Morgan Currie

Medal record

Curling

World Senior Curling Championships

= Morgan Currie =

Canadian curler

Morgan Currie (born May 20, 1964 in Summerside, Prince Edward Island) is a Canadian curler from Ottawa, Ontario.

In 1997, Currie won the Ontario Mixed Curling Championship throwing second on a team skipped by Jim Hunker. The team finished with a 2–9 record at the 1997 Canadian Mixed Curling Championship.

Currie joined the Bryan Cochrane senior men's team for the 2017–18 curling season at second. The team won the 2018 Ontario Senior Men's Curling Championship and represented Ontario at the 2018 Canadian Senior Curling Championships. The team went on to win the Canadian Seniors, qualifying the rink to represent Canada at the 2019 World Senior Curling Championships. The team went undefeated at Worlds, taking home the gold medal. The team won a second straight Ontario Senior title in 2019, and again represented Ontario at the 2019 Canadian Senior Curling Championships. There, they made it to the final where they lost to Team Saskatchewan, skipped by Bruce Korte.

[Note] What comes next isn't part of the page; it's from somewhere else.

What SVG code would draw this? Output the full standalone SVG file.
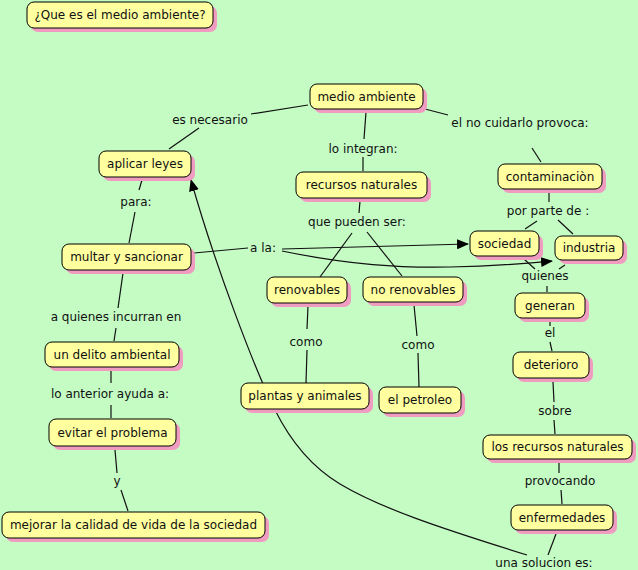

Two members of the Cochrane Senior rink - Currie and third Ian MacAulay are both natives of Prince Edward Island (but are residents of Ontario). New rules by Curling Canada instituted for the 2020 curling season allowed curlers to represent the province of their birth (rather than just residency) for the Tim Hortons Brier. Because of this, the team brought in a new lead from PEI (Mark O'Rourke) and kept Cochrane as their "import player" and played in the 2020 PEI Tankard. The team won the Tankard, and qualified to represent PEI at the 2020 Tim Hortons Brier.

==Personal life==
Currie is a retired chief of staff at the Competition Bureau of Canada. He is married to Cathy Piccinin, who played third on Currie's 1997 Ontario mixed team.